John Poulson is an agricultural educator at the Pettisville Local Schools. He graduated from Ohio State in 1987 with a master’s degree in agricultural education. He also holds a bachelor’s degree in animal sciences and agricultural education from Ohio State, which he received in 1981.
[ACEL]: Hi John! Why did you select your majors and graduate program?
[POULSON]: I dual majored in animal science and agriculture education because I thought I wanted to work in the animal industry, but the agricultural education classes showed me the diversity of being involved in many subjects.
Why did you choose to attend The Ohio State University?
It was the only school in Ohio that offered agriculture and where I could get accepted at automatically. Plus, my mom and dad both graduated from Ohio State.
How did your education at Ohio State influence your choice of career or your career path?
The agriculture education classes, the course professors and student teaching showed me I could teach if I wanted to, and I decided I wanted to.
What were you involved in as an Ohio State student?
I was involved in several ways with the Agricultural Education Society, I especially remember being co-chair of the banquet two years. I was inducted into Towers Honorary, but I don’t remember much about it. I worked three years in the Meat Lab, which was a great experience and I have used those skills often. My last two quarters on campus I was in-charge of clean-up there.
What classes did you enjoy the most while at Ohio State?
I enjoyed several classes and it was usually because of the professor or teacher being engaging and challenging. I especially remember the agricultural education series of 100, 200 and 330 which prepared us for the classroom. Professors included: Drs. Peters, Knight and Newcomb. In animal science I enjoyed 200 with Dr. Plimpton, the meat courses with Dr. Parrot and animal nutrition with TizWiz. I think Dr. Hedges did the most to make us think that the problem solving approach is the best method of teaching, then and now.
I also enjoyed taking archery and bowling.
Most professors impacted my career if they gave us material to use in class and methods to use them. After 36 years of teaching and working in the industry, I use parts of their materials on a daily basis. The ones mentioned above plus Drs. Gleem, Erving, Papritan II, Lichtensteiger, Conners, Burke and more, some of which I can’t remember.
What is your favorite memory related to your time at Ohio State?
I lived in Norton House all four years and those times spent with many friends made lasting memories which include meeting my wife, Lexie Zenz.
What was your first job following your education at Ohio State?
In 1981 I became the vocational agriculture teacher at Crestview High School in Richland and Ashland counties.

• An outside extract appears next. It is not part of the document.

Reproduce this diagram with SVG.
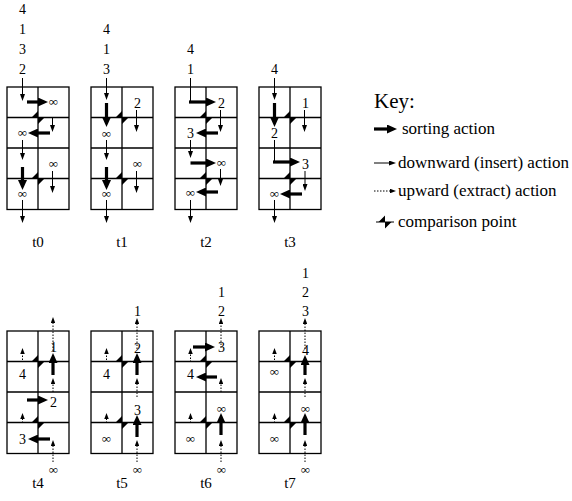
<svg xmlns="http://www.w3.org/2000/svg" xmlns:xlink="http://www.w3.org/1999/xlink" width="572" height="501" viewBox="0 0 572 501">
<style>
text{font-family:"Liberation Serif","Times New Roman",serif;fill:#000}
.n{font-size:14px;text-anchor:middle}
.inf{font-size:13px;text-anchor:middle}
.lab{font-size:15px;text-anchor:middle}
.key{font-size:17px}
.grid{fill:none;stroke:#000;stroke-width:1.3}
.tn{stroke:#000;stroke-width:1;fill:none}
.tna{stroke:#000;stroke-width:1;fill:none;marker-end:url(#ht)}
.tk{stroke:#000;stroke-width:3.2;fill:none;marker-end:url(#hk)}
.dt{stroke:#000;stroke-width:1;fill:none;stroke-dasharray:1.5 1.5;marker-end:url(#hd)}
</style>
<defs>
<marker id="ht" viewBox="0 0 7 5" refX="1" refY="2.5" markerWidth="7" markerHeight="5" orient="auto" markerUnits="userSpaceOnUse"><path d="M0,0L7,2.5L0,5Z"/></marker>
<marker id="hk" viewBox="0 0 10 9" refX="1" refY="4.5" markerWidth="10" markerHeight="9" orient="auto" markerUnits="userSpaceOnUse"><path d="M0,0L10,4.5L0,9Z"/></marker>
<marker id="hd" viewBox="0 0 6 4.5" refX="1" refY="2.25" markerWidth="6" markerHeight="4.5" orient="auto" markerUnits="userSpaceOnUse"><path d="M0,0L6,2.25L0,4.5Z"/></marker>
<path id="cp" d="M-6.5,0L0,-6.5L0,0ZM0,0L6.5,0L0,6.5Z"/>
<g id="grid">
<rect class="grid" x="0" y="0" width="62" height="122.5"/>
<path class="grid" d="M31,0V122.5M0,30.5H62M0,61H62M0,91.5H62"/>
<use xlink:href="#cp" x="31" y="30.5"/>
<use xlink:href="#cp" x="31" y="91.5"/>
</g>
</defs>

<g id="t0" transform="translate(7,87)">
<use xlink:href="#grid"/>
<text class="n" x="15.5" y="-73">4</text><text class="n" x="15.5" y="-53">1</text><text class="n" x="15.5" y="-33">3</text><text class="n" x="15.5" y="-13">2</text>
<text class="inf" x="46.5" y="18.5">∞</text>
<text class="inf" x="15.5" y="49.5">∞</text>
<text class="inf" x="46.5" y="80.5">∞</text>
<text class="inf" x="15.5" y="110.5">∞</text>
<text class="lab" x="31" y="160">t0</text>
</g>
<g id="t1" transform="translate(91,87)">
<use xlink:href="#grid"/>
<text class="n" x="15.5" y="-53">4</text><text class="n" x="15.5" y="-33">1</text><text class="n" x="15.5" y="-13">3</text>
<text class="n" x="46.5" y="21">2</text>
<text class="inf" x="15.5" y="50.5">∞</text>
<text class="inf" x="46.5" y="80.5">∞</text>
<text class="inf" x="15.5" y="110.5">∞</text>
<text class="lab" x="31" y="160">t1</text>
</g>
<g id="t2" transform="translate(175,87)">
<use xlink:href="#grid"/>
<text class="n" x="15.5" y="-33">4</text><text class="n" x="15.5" y="-13">1</text>
<text class="n" x="46.5" y="21">2</text>
<text class="n" x="15.5" y="51">3</text>
<text class="inf" x="46.5" y="79.5">∞</text>
<text class="inf" x="15.5" y="109.5">∞</text>
<text class="lab" x="31" y="160">t2</text>
</g>
<g id="t3" transform="translate(259,87)">
<use xlink:href="#grid"/>
<text class="n" x="15.5" y="-13">4</text>
<text class="n" x="46.5" y="21">1</text>
<text class="n" x="15.5" y="51">2</text>
<text class="n" x="46.5" y="81.5">3</text>
<text class="inf" x="15.5" y="110.5">∞</text>
<text class="lab" x="31" y="160">t3</text>
</g>

<g id="t4" transform="translate(7,331)">
<use xlink:href="#grid"/>
<text class="n" x="46.5" y="21">1</text>
<text class="n" x="15.5" y="48">4</text>
<text class="n" x="46.5" y="76">2</text>
<text class="n" x="15.5" y="113">3</text>
<text class="inf" x="46.5" y="142.5">∞</text>
<text class="lab" x="31" y="157">t4</text>
</g>
<g id="t5" transform="translate(91,331)">
<use xlink:href="#grid"/>
<text class="n" x="46.5" y="-15">1</text>
<text class="n" x="46.5" y="22">2</text>
<text class="n" x="15.5" y="48">4</text>
<text class="n" x="46.5" y="84">3</text>
<text class="inf" x="15.5" y="111.5">∞</text>
<text class="inf" x="46.5" y="142.5">∞</text>
<text class="lab" x="31" y="157">t5</text>
</g>
<g id="t6" transform="translate(175,331)">
<use xlink:href="#grid"/>
<text class="n" x="46.5" y="-34">1</text><text class="n" x="46.5" y="-15">2</text>
<text class="n" x="46.5" y="21">3</text>
<text class="n" x="15.5" y="48">4</text>
<text class="inf" x="46.5" y="81.5">∞</text>
<text class="inf" x="15.5" y="111.5">∞</text>
<text class="inf" x="46.5" y="142.5">∞</text>
<text class="lab" x="31" y="157">t6</text>
</g>
<g id="t7" transform="translate(259,331)">
<use xlink:href="#grid"/>
<text class="n" x="46.5" y="-53">1</text><text class="n" x="46.5" y="-34">2</text><text class="n" x="46.5" y="-15">3</text>
<text class="n" x="46.5" y="24">4</text>
<text class="inf" x="15.5" y="44.5">∞</text>
<text class="inf" x="46.5" y="81.5">∞</text>
<text class="inf" x="15.5" y="111.5">∞</text>
<text class="inf" x="46.5" y="142.5">∞</text>
<text class="lab" x="31" y="157">t7</text>
</g>

<g id="connectors">
<g transform="translate(7,87)">
<path class="tna" d="M15.5,-9V8"/>
<path class="tk" d="M20,15H32"/>
<path class="tna" d="M45.5,31V39"/>
<path class="tk" d="M43,46H30"/>
<path class="tna" d="M15.5,53V67"/>
<path class="tna" d="M45.5,84V100"/>
<path class="tk" d="M15.5,80V94"/>
<path class="tna" d="M15.5,113V130"/>
</g>
<g transform="translate(91,87)">
<path class="tna" d="M15.5,-9V7"/>
<path class="tk" d="M15.5,16V31"/>
<path class="tna" d="M45.5,23V39"/>
<path class="tna" d="M15.5,53V67"/>
<path class="tna" d="M45.5,84V100"/>
<path class="tk" d="M15.5,80V94"/>
<path class="tna" d="M15.5,113V130"/>
</g>
<g transform="translate(175,87)">
<path class="tn" d="M15.5,-9V15"/>
<path class="tk" d="M14,15H32"/>
<path class="tna" d="M45.5,23V39"/>
<path class="tk" d="M43,46H30"/>
<path class="tna" d="M15.5,53V65"/>
<path class="tk" d="M15.5,76H32"/>
<path class="tna" d="M45.5,82V93"/>
<path class="tk" d="M43,105H30"/>
<path class="tna" d="M15.5,113V130"/>
</g>
<g transform="translate(259,87)">
<path class="tna" d="M15.5,-9V7"/>
<path class="tk" d="M15.5,16V31"/>
<path class="tna" d="M45.5,23V39"/>
<path class="tn" d="M15.5,53V75"/>
<path class="tk" d="M14,75H32"/>
<path class="tna" d="M46,84V98"/>
<path class="tk" d="M43,107H30"/>
<path class="tna" d="M15.5,113V130"/>
</g>
<g transform="translate(7,331)">
<path class="dt" d="M46,20V-9"/>
<path class="tk" d="M46,44V31"/>
<path class="dt" d="M15.5,29V22"/>
<path class="dt" d="M46,61V52"/>
<path class="tk" d="M20,69H32"/>
<path class="dt" d="M15.5,92V87"/>
<path class="tk" d="M43,108H30"/>
<path class="dt" d="M46,131V114"/>
</g>
<g transform="translate(91,331)">
<path class="dt" d="M46,18V-8"/>
<path class="tk" d="M46,44V31"/>
<path class="dt" d="M15.5,29V22"/>
<path class="dt" d="M46,66V52"/>
<path class="tk" d="M46,106V93"/>
<path class="dt" d="M15.5,92V87"/>
<path class="dt" d="M46,131V114"/>
</g>
<g transform="translate(175,331)">
<path class="dt" d="M46,17V-8"/>
<path class="tk" d="M18,16H31"/>
<path class="dt" d="M15.5,31V22"/>
<path class="tk" d="M42,46H30"/>
<path class="dt" d="M46,61V52"/>
<path class="tk" d="M46,104V91"/>
<path class="dt" d="M15.5,92V87"/>
<path class="dt" d="M46,131V114"/>
</g>
<g transform="translate(259,331)">
<path class="dt" d="M46,18V-8"/>
<path class="tk" d="M46,44V33"/>
<path class="dt" d="M15.5,29V22"/>
<path class="dt" d="M46,66V52"/>
<path class="tk" d="M46,104V91"/>
<path class="dt" d="M15.5,92V87"/>
<path class="dt" d="M46,131V114"/>
</g>
</g>

<g id="legend">
<text x="374" y="108" style="font-size:21px">Key:</text>
<path class="tk" d="M374,129H388"/>
<text class="key" x="402" y="134">sorting action</text>
<path class="tna" d="M374,163H390"/>
<text class="key" x="398" y="168">downward (insert) action</text>
<path class="dt" d="M374,191H391"/>
<text class="key" x="398" y="196">upward (extract) action</text>
<path class="tn" d="M376,222H394"/>
<use xlink:href="#cp" x="385" y="222"/>
<text class="key" x="398" y="227">comparison point</text>
</g>
</svg>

Are there other places you have worked throughout your career?
I worked as the agricultural educator and FFA advisor and helped start an alumni group at Crestview until 1988 (7 years). Then was an organization director for Ohio Farm Bureau in Henry, Fulton and Williams Counties for 2 years. In 1990 I started at Pettisville Schools as the ag teacher and FFA Advisor and have helped start an alumni group here.
During your career, honors or awards have you been presented?
I have been named an OAAE Outstanding Young Teacher, Fulton County SWCD Outstanding Supporter, Honorary American FFA Degree recipient and a NAAE AgScience Teacher of the Year.
As of today, what is your favorite career highlight?
My favorite career highlight is seeing the number of students who excel in the agriculture industry at the local, state and national levels. It is gratifying to know the affect they have had in the industry. I also see the many students who work in other industries but still know and love what agriculture means to our world.
What advice would you give to a current student?
Learn to learn and keep learning, with your students, employees, and customers. Be open to working harder to help reach goals for others as well as yourself. And, figure out how to get your family involved with what you like to do so that work can sometimes be a hobby too.
What did ACEL cultivate in you?
The support that people in the college have given me as a teacher over the years has helped. It wasn’t just during college but in many of the years since. Like Dr. Henderson during my first years of teaching, L.H. during my master’s program and various OAAE activities. More recently the interactions of helping Dr. Whittington teach about high school recordkeeping and working with ACEL for summer conference programming have made me a better teacher.
The best thing that can come from this celebration is the understanding that agriculturalists need a team of educators in the industry, the classroom, the research labs, etc that know what others are doing.